Last year, Intellectbooks published, “Engraver, communicator of content” by Nancy Sharon Collins in Book 2.0 : Volume 1 / Issue 2. That article was written for scholars of type and design history, so it is a little thick going. Recently, Mrs. Collins authored another article for AIGA New Orleans chapter, with highlights of the article’s juicier content, in addition to quotes from May 9, 2013 IQ, and quotes from The Complete Engraver: A Guide to Monograms, Crests, Ciphers, Seals, and the Etiquette and History of Social Stationery, published by Princeton Architectural Press in September, 2012.

The article refers to four historically important works illustrating why engraving has been influential to the development of type and design: I. ‘The Great Mirror of Folly’ (Het Groote Tafereel Der Dwaasheid, ca. 1720); II. Samuel Sympson’s ‘A New Book of Cyphers’ (1726); III. George Bickham’s ‘The Museum of Arts: or, The Curious Repository’ (1745?); and IV. ‘The Lincoln Crest & Monogram Album’ (ca. late 1800s). I believe that engravers have always had a greater freedom of expression than traditional typographers.

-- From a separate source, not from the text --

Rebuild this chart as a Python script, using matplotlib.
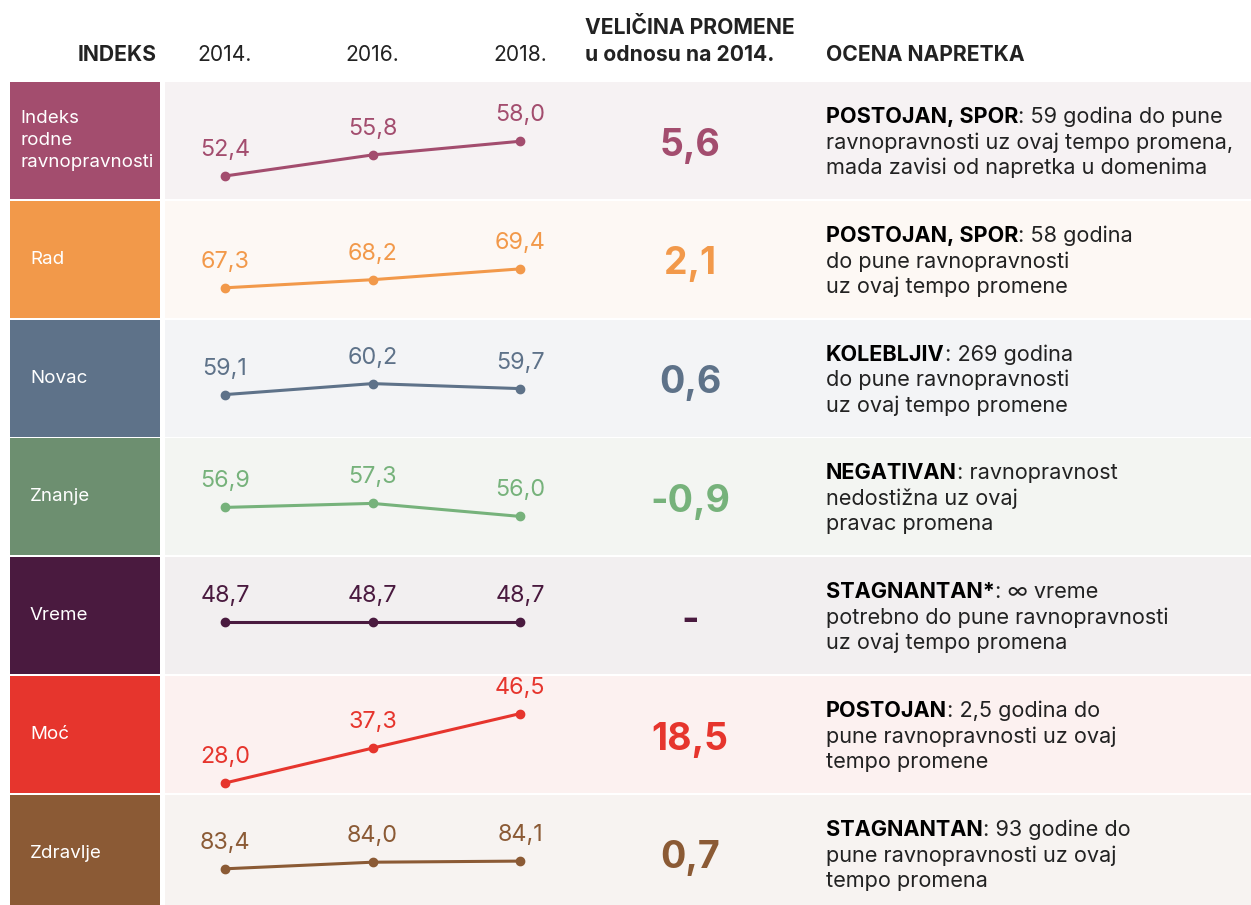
import matplotlib
matplotlib.use("Agg")
import matplotlib.pyplot as plt
from matplotlib.patches import Rectangle

plt.rcParams['font.family'] = ['Inter', 'DejaVu Sans']

# ---------------- data ----------------
years = [2014, 2016, 2018]
year_labels = ["2014.", "2016.", "2018."]
indices = ["Indeks\nrodne\nravnopravnosti", "Rad", "Novac", "Znanje", "Vreme", "Moć", "Zdravlje"]
v_indeks = [52.4, 55.8, 58.0]
v_rad = [67.3, 68.2, 69.4]
v_novac = [59.1, 60.2, 59.7]
v_znanje = [56.9, 57.3, 56.0]
v_vreme = [48.7, 48.7, 48.7]
v_moc = [28.0, 37.3, 46.5]
v_zdravlje = [83.4, 84.0, 84.1]
series = [v_indeks, v_rad, v_novac, v_znanje, v_vreme, v_moc, v_zdravlje]
assess_bold = ["POSTOJAN, SPOR", "POSTOJAN, SPOR", "KOLEBLJIV", "NEGATIVAN",
               "STAGNANTAN*", "POSTOJAN", "STAGNANTAN"]
assess_lines = [
    [": 59 godina do pune", "ravnopravnosti uz ovaj tempo promena,", "mada zavisi od napretka u domenima"],
    [": 58 godina", "do pune ravnopravnosti", "uz ovaj tempo promene"],
    [": 269 godina", "do pune ravnopravnosti", "uz ovaj tempo promene"],
    [": ravnopravnost", "nedostižna uz ovaj", "pravac promena"],
    [": ∞ vreme", "potrebno do pune ravnopravnosti", "uz ovaj tempo promena"],
    [": 2,5 godina do", "pune ravnopravnosti uz ovaj", "tempo promene"],
    [": 93 godine do", "pune ravnopravnosti uz ovaj", "tempo promena"],
]

# ---------------- styles ----------------
box_colors = ["#a34d6e", "#f2994a", "#5e7289", "#6d8f70", "#4a1a3f", "#e6352d", "#8b5a35"]
line_colors = ["#a34d6e", "#f2994a", "#5e7289", "#76b27b", "#4a1a3f", "#e6352d", "#8b5a35"]
bg_colors = ["#f6f2f3", "#fdf8f4", "#f3f4f6", "#f3f5f2", "#f2eff0", "#fcf1f0", "#f7f3f1"]
first_off = [94, 87, 75, 69, 65, 107, 74]     # px from row top of first point
px_per_unit = [6.2, 9.0, 10.0, 10.0, 10.0, 3.75, 11.0]

W, H = 1251, 905
DPI = 100
fig = plt.figure(figsize=(W / DPI, H / DPI), dpi=DPI)
fig.patch.set_facecolor("white")
ax = fig.add_axes([0, 0, 1, 1])
ax.set_xlim(0, W)
ax.set_ylim(H, 0)
ax.axis("off")

TXT = "#222222"
ROW0, PITCH, RH = 82, 118.8, 117
HFS = 15.2   # header
VFS = 16.8   # value labels
BFS = 27     # big change numbers
DFS = 15.6   # description
LFS = 13.5   # box labels

# header
hdr_y = 55
ax.text(157, hdr_y, "INDEKS", ha="right", va="center", fontsize=HFS, fontweight="bold", color=TXT)
x2014, x2018 = 225, 520
def xpix(yr):
    return x2014 + (yr - 2014) / 4 * (x2018 - x2014)
for yr, lab in zip(years, year_labels):
    ax.text(xpix(yr), hdr_y, lab, ha="center", va="center", fontsize=HFS, color=TXT)
ax.text(585, 28, "VELIČINA PROMENE", ha="left", va="center", fontsize=HFS, fontweight="bold", color=TXT)
ax.text(585, hdr_y, "u odnosu na 2014.", ha="left", va="center", fontsize=HFS, fontweight="bold", color=TXT)
ax.text(826, hdr_y, "OCENA NAPRETKA", ha="left", va="center", fontsize=HFS, fontweight="bold", color=TXT)

renderer = fig.canvas.get_renderer()

for i, (name, vals) in enumerate(zip(indices, series)):
    top = ROW0 + i * PITCH
    h = min(RH, H - top)
    cy = top + RH / 2
    ax.add_patch(Rectangle((10, top), 150, h, facecolor=box_colors[i], edgecolor="none"))
    ax.add_patch(Rectangle((165, top), W - 165, h, facecolor=bg_colors[i], edgecolor="none"))
    ax.text(20 if i == 0 else 30, cy, name, ha="left", va="center", fontsize=LFS,
            color="white", linespacing=1.42)

    # sparkline axes
    sax = fig.add_axes([x2014 / W, 1 - (top + RH) / H, (x2018 - x2014) / W, RH / H])
    sax.set_xlim(2014, 2018)
    o, s, v0 = first_off[i], px_per_unit[i], vals[0]
    sax.set_ylim(v0 - (RH - o) / s, v0 + o / s)
    sax.axis("off")
    sax.patch.set_alpha(0)
    sax.plot(years, vals, color=line_colors[i], lw=2.2, marker="o", ms=6, clip_on=False)
    for yr, v in zip(years, vals):
        sax.annotate(f"{v:.1f}".replace(".", ","), (yr, v), xytext=(0, 26),
                     textcoords="offset pixels", ha="center", va="center",
                     fontsize=VFS, color=line_colors[i], annotation_clip=False)

    # change
    d = round(vals[-1] - vals[0], 1)
    dtxt = "-" if d == 0 else f"{d:.1f}".replace(".", ",")
    ax.text(690, cy + 5, dtxt, ha="center", va="center", fontsize=BFS,
            fontweight="bold", color=line_colors[i])

    # assessment
    lines = assess_lines[i]
    ly0 = cy - 25.5
    b = ax.text(826, ly0, assess_bold[i], ha="left", va="center_baseline", fontsize=DFS,
                fontweight="bold", color="black")
    bb = b.get_window_extent(renderer)
    ax.text(826 + bb.width, ly0, lines[0], ha="left", va="center_baseline", fontsize=DFS, color=TXT)
    for k, ln in enumerate(lines[1:]):
        ax.text(826, ly0 + 25.5 * (k + 1), ln, ha="left", va="center_baseline",
                fontsize=DFS, color=TXT)

fig.savefig("out.png", dpi=DPI, facecolor="white")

Unlike traditional typesetters, who might be confined to type styles already on hand, and to generally structured pages within the confinements of a grid structure, engravers have always had the opportunity to be more lyrical and spontaneous.

Though it remains a rich and provocative subject for teaching and writing, engraving is not considered to be central to the history of type development. This is because, strictly speaking, what we think of as “type” is a technology and not a tangible object. Type technology—the method by which words have been printed for centuries—consists of little character (type) blocks arranged in a grid (called a chase) to form a word, sentence, paragraph, and or page. Once combined, the chase could be placed in a printing press machine, ink applied to the type’s surface, paper placed atop, then the whole entity would be run through a press.